1.留存指标
新用户的留存和所有用户留存不太一样
方法一:python
import pandas as pd
df=pd.read_csv('user_behavior.csv')
df=df[['user_id','timestamps']]
df['timestamps']=pd.to_datetime(df['timestamps'],unit='s')
df['date']=df['timestamps'].dt.strftime('%Y-%m-%d').astype('datetime64[ns]')
new=pd.merge(df,df,on='user_id',how='left')
new=new[['user_id','date_x','date_y']]
new['diff']=(new['date_y']-new['date_x']).dt.days
new=new.drop_duplicates()
new=new[(new['diff']==0)|(new['diff']==1)|(new['diff']==3)|(new['diff']==7)]
df_new=new.pivot_table(index='date_x',columns='diff',values='user_id',aggfunc='count').reset_index().fillna(0)
df_new.columns=['date','当日活跃数','次日留存数','三日留存数','七日留存数']
df_new['次日留存率']=(df_new['次日留存数']/df_new['当日活跃数']).apply(lambda x: format(x,'.2%'))
df_new['三日留存率']=(df_new['三日留存数']/df_new['当日活跃数']).apply(lambda x: format(x,'.2%'))
df_new['七日留存率']=(df_new['七日留存数']/df_new['当日活跃数']).apply(lambda x: format(x,'.2%'))
或者先去重在连接,而不是先连接在去重:
df1=df.drop_duplicates(subset=['user_id','date'])
new2=pd.merge(df1,df1,on='user_id',how='left')
new2=new2[['user_id','date_x','date_y']]
new2['diff']=(new2['date_y']-new2['date_x']).dt.days
new2=new2[(new2['diff']==0)|(new2['diff']==1)|(new2['diff']==3)|(new2['diff']==7)]
df_new2=new2.pivot_table(index='date_x',columns='diff',values='user_id',aggfunc='count').reset_index().fillna(0)
df_new2.columns=['date','当日活跃数','次日留存数','三日留存数','七日留存数']
df_new2['次日留存率']=(df_new2['次日留存数']/df_new2['当日活跃数']).apply(lambda x: format(x,'.2%'))
df_new2['三日留存率']=(df_new2['三日留存数']/df_new2['当日活跃数']).apply(lambda x: format(x,'.2%'))

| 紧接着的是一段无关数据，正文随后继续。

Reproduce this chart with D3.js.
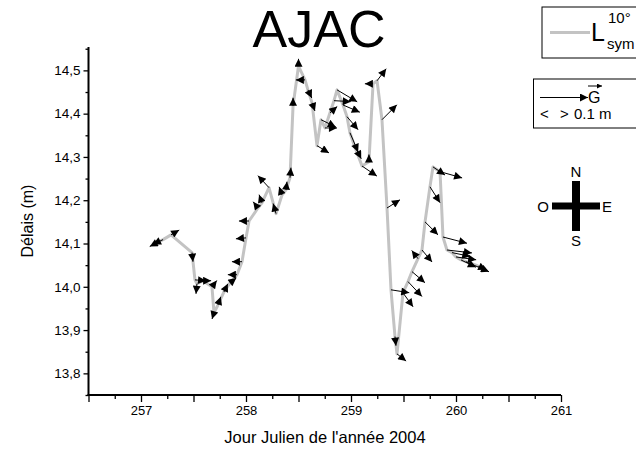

df_new2['七日留存率']=(df_new2['七日留存数']/df_new2['当日活跃数']).apply(lambda x: format(x,'.2%'))
或者这样去重:
data = pd.pivot_table(new3,values='user_id',index='date_x',columns='diff',
aggfunc=lambda x:len(x.unique()),
fill_value='').reset_index()
方法二:mysql
先连接再去重比较慢,python 还能做,但是mysql运行很久
select distinct user_id, date1
from userbehavior
select * from
(select distinct user_id, date1
from userbehavior
) a
left join
(select distinct user_id, date1
from userbehavior
) b
on a.user_id = b.user_id
作差就能得到相差的天数:
select 日期1,count(distinct user_id),
sum(case when 天数=1 then 1 else 0 end) as '次日留存数',
sum(case when 天数=3 then 1 else 0 end) as '3日留存数',
sum(case when 天数=7 then 1 else 0 end) as '7日留存数',
sum(case when 天数=1 then 1 else 0 end)/count( user_id) as '次日留存率',
sum(case when 天数=3 then 1 else 0 end)/count( user_id) as '3日留存率',
sum(case when 天数=7 then 1 else 0 end)/count( user_id) as '7日留存率'
from
( select a.user_id,a.date1 as '日期1',b.date1 as '日期2',datediff(b.date1,a.date1) as '天数' from
(select user_id, date1
from userbehavior
group by user_id, date1
order by date1
) a
left join
(select user_id, date1
from userbehavior
group by user_id, date1
order by date1
) b
on a.user_id = b.user_id
) c
#where 日期1 >= '2017-11-24' and 日期1 <= '2017-12-04'
group by 日期1
但是得到的活跃度指标比python 少了一部分,为啥?先连接没法计算,大约1000万条数据。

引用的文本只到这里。